American stand-up comedian

Tammy Pescatelli (born Tammy Gillespie, May 15, 1969) is an American stand-up comedian.

== Early life, family and education==
Pescatelli was born in Perry, Ohio. She spent summers during her childhood in her mother's hometown Meadville, Pennsylvania.

==Career==
Pescatelli worked as a morning radio show co-host, performer, TV spokeswoman and basketball cheerleader from 1990 to 1995 in the Quad Cities area of southeastern Iowa and northwestern Illinois. Part of her show's humor originates from the interactions with her and her husband's families.

Her comedic career took off after appearing on NBC's Last Comic Standing in 2004 when she made the top six. She returned the following season but did not make the top 10.

In 2010, Pescatelli won Comedy Central's Standup Showdown.

Pescatelli co-created, executive produced, wrote and starred in a reality television series A Standup Mother (2011) on WE tv. Its focus is her life as a mother, wife, and comedian.
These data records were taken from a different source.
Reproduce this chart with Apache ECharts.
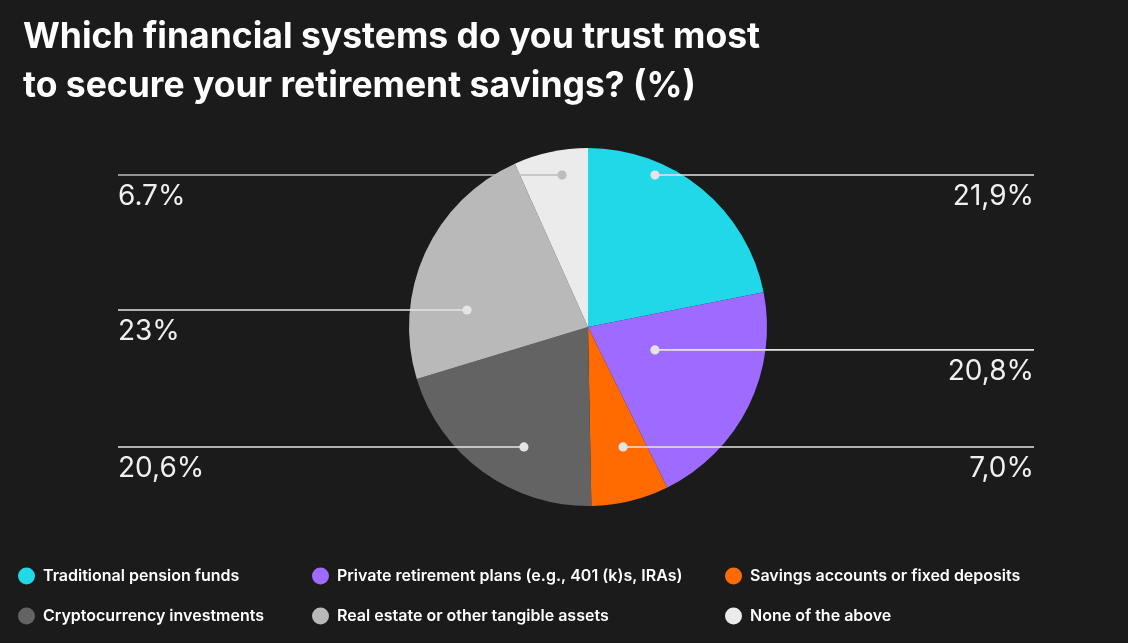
<!DOCTYPE html>
<html><head><meta charset="utf-8">
<script src="https://cdn.jsdelivr.net/npm/echarts@6/dist/echarts.min.js"></script>
<style>html,body{margin:0;padding:0;background:#1b1b1b}#c{width:1128px;height:643px}</style>
</head><body><div id="c"></div>
<script>
// ---- data ----
const categories = [
  'Traditional pension funds',
  'Private retirement plans (e.g., 401 (k)s, IRAs)',
  'Savings accounts or fixed deposits',
  'Cryptocurrency investments',
  'Real estate or other tangible assets',
  'None of the above'
];
const values = [21.9, 20.8, 7.0, 20.6, 23, 6.7];
const valueLabels = ['21,9%', '20,8%', '7,0%', '20,6%', '23%', '6.7%'];

// ---- style / layout ----
const colors = ['#20d8e8', '#9d6bff', '#ff6b00', '#636363', '#b9b9b9', '#ebebeb'];
const lineColors = ['#e4e4e4', '#e4e4e4', '#e4e4e4', '#e4e4e4', '#e4e4e4', '#bdbdbd'];
// anchor of each leader line inside its slice, relative to the pie centre, in radius units
const anchors = [[0.374, -0.849], [0.374, 0.128], [0.196, 0.670], [-0.358, 0.670], [-0.676, -0.095], [-0.145, -0.849]];
const sides = ['right', 'right', 'right', 'left', 'left', 'left'];
const CX = 588, CY = 327, R = 179, LEFT_X = 118, RIGHT_X = 1034;
const legendPos = [[18, 567.5], [312, 567.5], [725, 567.5], [18, 607.5], [312, 607.5], [725, 607.5]];

const chart = echarts.init(document.getElementById('c'), null, {renderer: 'canvas'});

const legends = categories.map((name, i) => ({
  left: legendPos[i][0], top: legendPos[i][1], padding: 0,
  data: [name], icon: 'circle', itemWidth: 17, itemHeight: 17,
  selectedMode: false,
  textStyle: {color: '#ffffff', fontSize: 16, fontWeight: 600, fontFamily: 'Inter', padding: [0, 0, 0, 3]}
}));

const leaders = [];
anchors.forEach((a, i) => {
  const ax = CX + a[0] * R, ay = CY + a[1] * R;
  const ex = sides[i] === 'right' ? RIGHT_X : LEFT_X;
  leaders.push({
    type: 'line', z: 100, silent: true,
    shape: {x1: ax, y1: ay, x2: ex, y2: ay},
    style: {stroke: lineColors[i], lineWidth: 1.6}
  });
  leaders.push({
    type: 'circle', z: 101, silent: true,
    shape: {cx: ax, cy: ay, r: 4.6},
    style: {fill: lineColors[i]}
  });
});

chart.setOption({
  backgroundColor: '#1b1b1b',
  animation: false,
  title: {
    text: 'Which financial systems do you trust most\nto secure your retirement savings? (%)',
    left: 18, top: 8,
    textStyle: {color: '#ffffff', fontSize: 35.5, fontWeight: 'bold', fontFamily: 'Inter', lineHeight: 49}
  },
  legend: legends,
  graphic: leaders,
  series: [{
    type: 'pie',
    center: [CX, CY],
    radius: R,
    startAngle: 90,
    clockwise: true,
    avoidLabelOverlap: false,
    data: categories.map((name, i) => ({
      name, value: values[i],
      itemStyle: {color: colors[i]}
    })),
    label: {
      show: true,
      position: 'outside',
      formatter: p => valueLabels[p.dataIndex],
      color: '#f0f0f0', fontSize: 28, fontFamily: 'Inter', fontWeight: 400
    },
    labelLine: {show: false},
    labelLayout: function (p) {
      const i = p.dataIndex, a = anchors[i];
      const ay = CY + a[1] * R;
      const right = sides[i] === 'right';
      return {
        x: right ? RIGHT_X : LEFT_X, y: ay + 22,
        align: right ? 'right' : 'left', verticalAlign: 'middle'
      };
    },
    emphasis: {disabled: true}
  }]
});
</script>
</body></html>
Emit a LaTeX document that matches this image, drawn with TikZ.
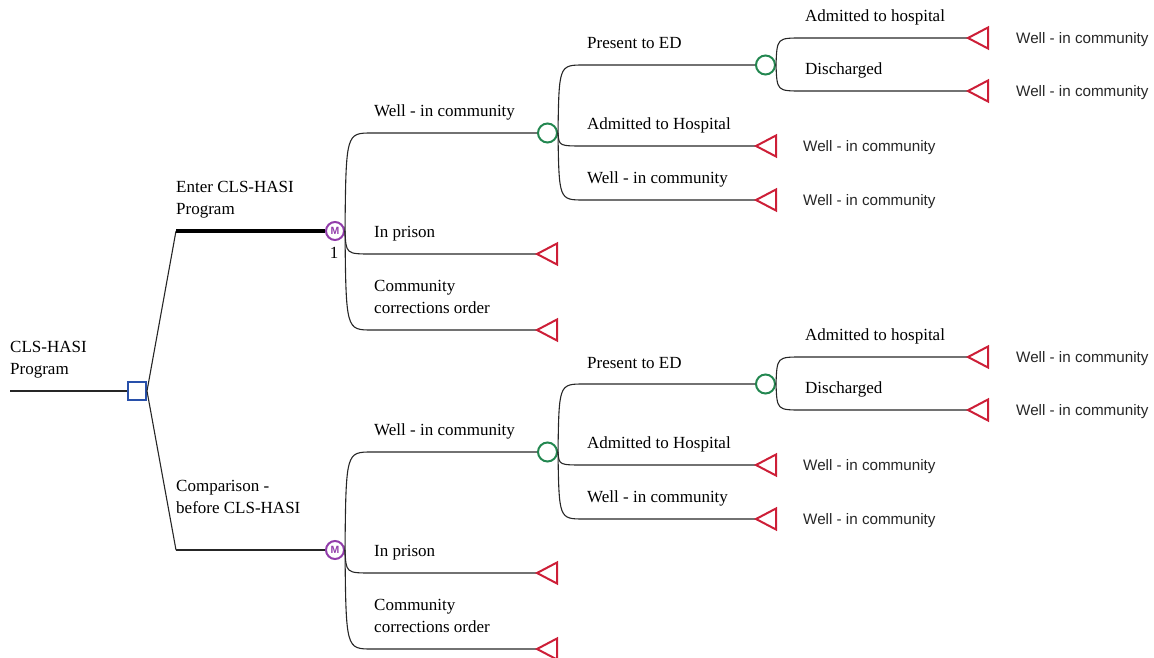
\documentclass[tikz,border=0pt]{standalone}
\usepackage{fontspec}
\setmainfont{Liberation Serif}
\newfontfamily\arialf{Liberation Sans}
\definecolor{tred}{RGB}{205,30,55}
\definecolor{cgreen}{RGB}{35,135,80}
\definecolor{mpurple}{RGB}{145,60,170}
\definecolor{dblue}{RGB}{40,80,170}
\tikzset{
  lbl/.style={anchor=base west, inner sep=0pt, font=\fontsize{17}{22}\selectfont, align=left},
  tlbl/.style={anchor=base west, inner sep=0pt, font=\arialf\fontsize{15.2}{18}\selectfont, text=black!85},
  chance/.style={circle, draw=cgreen, line width=2pt, minimum size=19pt, inner sep=0pt},
  mnode/.style={circle, draw=mpurple, line width=2pt, minimum size=18pt, inner sep=0pt, text=mpurple, font=\arialf\bfseries\fontsize{10.5}{10.5}\selectfont},
  decision/.style={rectangle, draw=dblue, line width=2pt, minimum size=18pt, inner sep=0pt},
  termtri/.style={draw=tred, line width=2pt, line join=miter},
  branch/.style={draw=black!85, line width=1.1pt},
  thickbranch/.style={draw=black, line width=3.5pt},
}
\newcommand\halftree[2]{%
\begin{scope}[yshift=#2]
  \node[mnode] (#1m) at (335,231) {M};
  \coordinate (#1a1) at (372,133);
  \coordinate (#1a2) at (372,254);
  \coordinate (#1a3) at (372,330);
  \node[chance] (#1c1) at (547.5,133) {};
  \coordinate (#1t1) at (537,254);
  \coordinate (#1t2) at (537,330);
  \draw[branch] (#1m.east) .. controls (346,133) .. (#1a1) -- (#1c1.west);
  \draw[branch] (#1m.east) .. controls (346,254) .. (#1a2) -- (#1t1);
  \draw[branch] (#1m.east) .. controls (346,330) .. (#1a3) -- (#1t2);
  \node[lbl] (#1l1) at (374,116.5) {Well - in community};
  \node[lbl] (#1l2) at (374,237.5) {In prison};
  \node[lbl] (#1l3) at (374,313.5) {Community\\corrections order};
  % chance 1
  \coordinate (#1b1) at (584,65);
  \coordinate (#1b2) at (584,146);
  \coordinate (#1b3) at (584,200);
  \node[chance] (#1c2) at (765.5,65) {};
  \coordinate (#1t3) at (756,146);
  \coordinate (#1t4) at (756,200);
  \draw[branch] (#1c1.east) .. controls (559,65) .. (#1b1) -- (#1c2.west);
  \draw[branch] (#1c1.east) .. controls (559,146) .. (#1b2) -- (#1t3);
  \draw[branch] (#1c1.east) .. controls (559,200) .. (#1b3) -- (#1t4);
  \node[lbl] (#1l4) at (587,49) {Present to ED};
  \node[lbl] (#1l5) at (587,129.5) {Admitted to Hospital};
  \node[lbl] (#1l6) at (587,183.5) {Well - in community};
  % chance 2
  \coordinate (#1d1) at (802,38);
  \coordinate (#1d2) at (802,91);
  \coordinate (#1t5) at (968,38);
  \coordinate (#1t6) at (968,91);
  \draw[branch] (#1c2.east) .. controls (777,38) .. (#1d1) -- (#1t5);
  \draw[branch] (#1c2.east) .. controls (777,91) .. (#1d2) -- (#1t6);
  \node[lbl] (#1l7) at (805,21.5) {Admitted to hospital};
  \node[lbl] (#1l8) at (805,74.5) {Discharged};
  % terminals
  \foreach \t in {t1,t2,t3,t4,t5,t6}{
    \draw[termtri] (#1\t) -- ++(20,-10.5) -- ++(0,21) -- cycle;
  }
  \node[tlbl] (#1e3) at (803,151.5) {Well - in community};
  \node[tlbl] (#1e4) at (803,205.5) {Well - in community};
  \node[tlbl] (#1e5) at (1016,43.5) {Well - in community};
  \node[tlbl] (#1e6) at (1016,96.5) {Well - in community};
\end{scope}}
\begin{document}
\begin{tikzpicture}[x=1pt,y=-1pt]
  \useasboundingbox (0,0) rectangle (1154,658);
  % root
  \node[decision] (dec) at (137,391) {};
  \coordinate (r0) at (10,391);
  \draw[branch] (r0) -- (dec.west);
  \node[lbl] (rootlbl) at (10,374.5) {CLS-HASI\\Program};
  \halftree{u}{0pt}
  \halftree{w}{-319pt}
  \coordinate (up) at (176,231);
  \coordinate (lo) at (176,550);
  \draw[branch] (dec.east) -- (up);
  \draw[branch] (dec.east) -- (lo);
  \draw[thickbranch] (up) -- (um.west);
  \draw[branch] (lo) -- (wm.west);
  \node[lbl] (uplbl) at (176,214.5) {Enter CLS-HASI\\Program};
  \node[lbl] (lolbl) at (176,513) {Comparison -\\before CLS-HASI};
  \node[anchor=base, inner sep=0pt, font=\fontsize{17}{22}\selectfont] (one) at (334,258) {1};
\end{tikzpicture}
\end{document}
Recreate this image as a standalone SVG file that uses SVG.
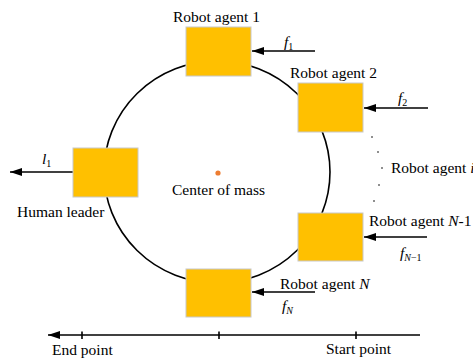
<svg xmlns="http://www.w3.org/2000/svg" width="473" height="360" viewBox="0 0 473 360">
  <style>
    .agent { fill: #FFC000; stroke: #c8c8c8; stroke-width: 1; }
    .lbl { font-family: "Liberation Serif", "Times New Roman", serif; font-size: 15.5px; fill: #000; }
    .it { font-style: italic; }
    .sub { font-size: 10px; }
    .conn { stroke: #000; stroke-width: 1.6; fill: none; }
    .dot { fill: #000; }
  </style>
  <defs>
    <marker id="arrow" markerUnits="userSpaceOnUse" markerWidth="14" markerHeight="10" refX="12" refY="4" orient="auto">
      <path d="M0,0 L12,4 L0,8 Z" fill="#000"/>
    </marker>
  </defs>
  <rect width="473" height="360" fill="#fff"/>

  <!-- formation ring -->
  <ellipse cx="217" cy="172" rx="113" ry="111" class="conn"/>

  <!-- force / motion connectors -->
  <g id="connectors">
    <line x1="315" y1="51" x2="252" y2="51" class="conn" marker-end="url(#arrow)"/>
    <line x1="428" y1="108" x2="364" y2="108" class="conn" marker-end="url(#arrow)"/>
    <line x1="73" y1="172" x2="10" y2="172" class="conn" marker-end="url(#arrow)"/>
    <line x1="427" y1="237" x2="364" y2="237" class="conn" marker-end="url(#arrow)"/>
    <line x1="315" y1="292" x2="252" y2="292" class="conn" marker-end="url(#arrow)"/>
    <!-- path axis -->
    <line x1="420" y1="335" x2="48" y2="335" class="conn" marker-end="url(#arrow)"/>
    <line x1="82" y1="331.5" x2="82" y2="339" class="conn"/>
    <line x1="219" y1="331.5" x2="219" y2="339" class="conn"/>
    <line x1="356" y1="331.5" x2="356" y2="339" class="conn"/>
  </g>

  <g id="agent1">
    <rect x="186" y="27" width="65" height="49" class="agent"/>
    <text x="173" y="22" class="lbl">Robot agent 1</text>
    <text x="284" y="47" class="lbl"><tspan class="it">f</tspan><tspan class="sub" dy="3">1</tspan></text>
  </g>

  <g id="agent2">
    <rect x="298" y="83" width="65" height="49" class="agent"/>
    <text x="290" y="78" class="lbl">Robot agent 2</text>
    <text x="398" y="103" class="lbl"><tspan class="it">f</tspan><tspan class="sub" dy="3">2</tspan></text>
  </g>

  <g id="agent-i">
    <circle cx="372" cy="137" r="0.8" class="dot"/>
    <circle cx="378" cy="152" r="0.8" class="dot"/>
    <circle cx="382" cy="168" r="0.8" class="dot"/>
    <circle cx="379" cy="185" r="0.8" class="dot"/>
    <circle cx="374" cy="201" r="0.8" class="dot"/>
    <text x="391" y="173" class="lbl">Robot agent <tspan class="it">i</tspan></text>
  </g>

  <g id="agentN1">
    <rect x="298" y="213" width="65" height="48" class="agent"/>
    <text x="369" y="226" class="lbl">Robot agent <tspan class="it">N</tspan>-1</text>
    <text x="400" y="258" class="lbl"><tspan class="it">f</tspan><tspan class="sub" dy="3"><tspan class="it">N</tspan>−1</tspan></text>
  </g>

  <g id="agentN">
    <rect x="186" y="269" width="65" height="48" class="agent"/>
    <text x="280" y="289" class="lbl">Robot agent <tspan class="it">N</tspan></text>
    <text x="282" y="311" class="lbl"><tspan class="it">f</tspan><tspan class="sub it" dy="3">N</tspan></text>
  </g>

  <g id="leader">
    <rect x="73" y="148" width="65" height="49" class="agent"/>
    <text x="17" y="217" class="lbl">Human leader</text>
    <text x="42" y="164" class="lbl"><tspan class="it">l</tspan><tspan class="sub" dy="3">1</tspan></text>
  </g>

  <g id="center">
    <circle cx="218" cy="173" r="2.6" fill="#ED7D31"/>
    <text x="172" y="195" class="lbl">Center of mass</text>
  </g>

  <g id="axis-labels">
    <text x="52" y="355" class="lbl">End point</text>
    <text x="326" y="354" class="lbl">Start point</text>
  </g>
</svg>
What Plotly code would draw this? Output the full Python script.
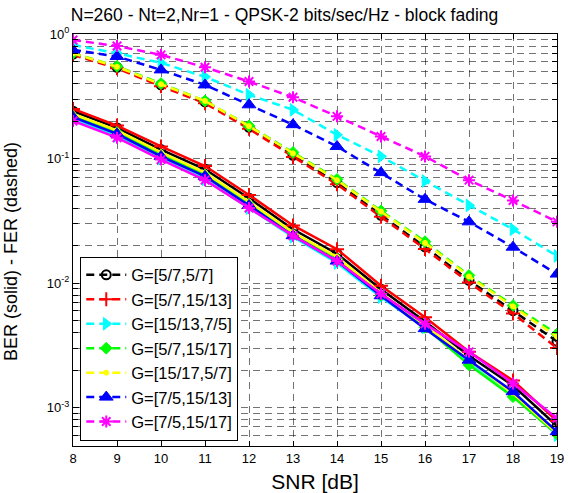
import plotly.graph_objects as go

snr = [8, 9, 10, 11, 12, 13, 14, 15, 16, 17, 18, 19]

codes = ["G=[5/7,5/7]", "G=[5/7,15/13]", "G=[15/13,7/5]", "G=[5/7,15/17]",
         "G=[15/17,5/7]", "G=[7/5,15/13]", "G=[7/5,15/17]"]
colors = ["#000000", "#ff0000", "#00ffff", "#00ff00", "#ffff00", "#0000ff", "#ff00ff"]
symbols = ["circle-open", "cross-thin-open", "triangle-right", "diamond",
           "circle", "triangle-up", "asterisk-open"]
msizes = [9, 10, 11, 9, 5, 12, 10]

# Frame error rate (dashed)
fer_57_57 = [0.69, 0.54, 0.39, 0.285, 0.178, 0.106, 0.064, 0.035, 0.0195, 0.0105, 0.0060, 0.0034]
fer_57_1513 = [0.68, 0.53, 0.38, 0.278, 0.173, 0.103, 0.062, 0.034, 0.0188, 0.0101, 0.0057, 0.0030]
fer_1513_75 = [0.816, 0.70, 0.586, 0.453, 0.325, 0.246, 0.155, 0.104, 0.066, 0.042, 0.027, 0.0165]
fer_57_1517 = [0.70, 0.55, 0.40, 0.29, 0.183, 0.112, 0.068, 0.038, 0.0215, 0.0115, 0.0066, 0.0039]
fer_1517_57 = [0.70, 0.545, 0.395, 0.29, 0.182, 0.110, 0.067, 0.0375, 0.021, 0.0113, 0.0065, 0.0037]
fer_75_1513 = [0.745, 0.66, 0.515, 0.39, 0.27, 0.187, 0.125, 0.077, 0.047, 0.031, 0.0194, 0.0118]
fer_75_1517 = [0.895, 0.80, 0.68, 0.54, 0.415, 0.31, 0.218, 0.15, 0.104, 0.067, 0.046, 0.031]

# Bit error rate (solid)
ber_57_57 = [0.24, 0.176, 0.118, 0.082, 0.048, 0.027, 0.0172, 0.0089, 0.0049, 0.0026, 0.0015, 0.00071]
ber_57_1513 = [0.25, 0.184, 0.125, 0.087, 0.051, 0.029, 0.0187, 0.0095, 0.0053, 0.0028, 0.00165, 0.00078]
ber_1513_75 = [0.205, 0.152, 0.100, 0.068, 0.040, 0.0235, 0.0145, 0.0077, 0.0044, 0.0023, 0.0013, 0.00060]
ber_57_1517 = [0.218, 0.162, 0.107, 0.074, 0.043, 0.0245, 0.0155, 0.0080, 0.0044, 0.0022, 0.00122, 0.00061]
ber_1517_57 = [0.228, 0.168, 0.112, 0.077, 0.045, 0.0255, 0.0162, 0.0083, 0.0046, 0.0024, 0.0013, 0.00062]
ber_75_1513 = [0.215, 0.158, 0.104, 0.072, 0.042, 0.0240, 0.0150, 0.0079, 0.0043, 0.0024, 0.00134, 0.00064]
ber_75_1517 = [0.200, 0.147, 0.098, 0.067, 0.040, 0.0240, 0.0150, 0.0082, 0.0047, 0.0028, 0.00156, 0.00082]

fer = [fer_57_57, fer_57_1513, fer_1513_75, fer_57_1517, fer_1517_57, fer_75_1513, fer_75_1517]
ber = [ber_57_57, ber_57_1513, ber_1513_75, ber_57_1517, ber_1517_57, ber_75_1513, ber_75_1517]

ytick_vals = [1e-3, 1e-2, 1e-1, 1e0]
ytick_text = ["10<sup>-3</sup>", "10<sup>-2</sup>", "10<sup>-1</sup>", "10<sup>0</sup>"]
minor_vals = [m * 10.0 ** e for e in (-4, -3, -2, -1) for m in range(2, 10)]

title_text = "N=260 - Nt=2,Nr=1 - QPSK-2 bits/sec/Hz - block fading"
ylabel_text = "BER (solid) - FER (dashed)"

fig = go.Figure()

def marker_for(i):
    sym = symbols[i]
    return dict(symbol=sym, size=msizes[i], color=colors[i],
                line=dict(color=colors[i], width=2 if sym.endswith("open") else 1))

# solid BER curves (no legend)
for i in range(len(codes)):
    fig.add_trace(go.Scatter(
        x=snr, y=ber[i], mode="lines+markers", name=codes[i],
        legendgroup=codes[i], showlegend=False,
        line=dict(color=colors[i], width=2.5, dash="solid"),
        marker=marker_for(i)))

# dashed FER curves (legend)
for i in range(len(codes)):
    fig.add_trace(go.Scatter(
        x=snr, y=fer[i], mode="lines+markers", name=codes[i],
        legendgroup=codes[i], showlegend=True,
        line=dict(color=colors[i], width=2.5, dash="8px,5px"),
        marker=marker_for(i)))

L, R, T, B = 73, 12, 34, 47
W, H = 569, 493
pw, ph = W - L - R, H - T - B

grid_col = "rgba(0,0,0,0.55)"

fig.update_layout(
    width=W, height=H,
    margin=dict(l=L, r=R, t=T, b=B, autoexpand=False),
    paper_bgcolor="white", plot_bgcolor="white",
    font=dict(family="Liberation Sans, Arial, sans-serif", color="black", size=13),
    title=dict(text=title_text, x=0.5, xref="container", xanchor="center",
               y=1 - 15 / H, yref="container", yanchor="middle",
               font=dict(size=17.5)),
    showlegend=True,
    legend=dict(x=0.015, y=0.013, xanchor="left", yanchor="bottom",
                bgcolor="white", bordercolor="black", borderwidth=1,
                font=dict(size=16.5), itemwidth=40, tracegroupgap=0,
                traceorder="normal"),
    xaxis=dict(range=[8, 19], tickmode="linear", tick0=8, dtick=1,
               automargin=False,
               showline=True, linecolor="black", linewidth=1, mirror="ticks",
               ticks="inside", ticklen=5, tickcolor="black",
               showgrid=True, gridcolor=grid_col, griddash="7px,5px", gridwidth=1,
               zeroline=False, tickfont=dict(size=13),
               title=dict(text="SNR [dB]", font=dict(size=21), standoff=9)),
    yaxis=dict(type="log", range=[-3.309, 0], automargin=False,
               tickmode="array", tickvals=ytick_vals, ticktext=ytick_text,
               showline=True, linecolor="black", linewidth=1, mirror="ticks",
               ticks="inside", ticklen=6, tickcolor="black",
               showgrid=True, gridcolor=grid_col, griddash="7px,5px", gridwidth=1,
               zeroline=False, tickfont=dict(size=13),
               minor=dict(tickmode="array", tickvals=minor_vals, ticks="inside",
                          ticklen=5, tickcolor="black", showgrid=True,
                          gridcolor=grid_col, griddash="7px,5px", gridwidth=1)),
)

# y-axis label (rotated text)
fig.add_annotation(text=ylabel_text, xref="paper", yref="paper",
                   x=(11 - L) / pw, y=(H - B - 252) / ph,
                   xanchor="center", yanchor="middle", showarrow=False,
                   textangle=-90, font=dict(size=18, color="black"))

fig.write_html("out.html")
Her comedy special Finding the Funny was released with Netflix in 2013. It was selected "New and Noteworthy" by iTunes editors and hit number 3 on the charts.

==Personal life==
Pescatelli married Luca Palanca on February 11, 2008. They moved to her mother's hometown Meadville, Pennsylvania, in 2009 after their son was born.

In 2011, Pescatelli was diagnosed with stage 2 ovarian cancer. She underwent surgery, was told she was "free and clear" of cancer and did not have to go through chemotherapy.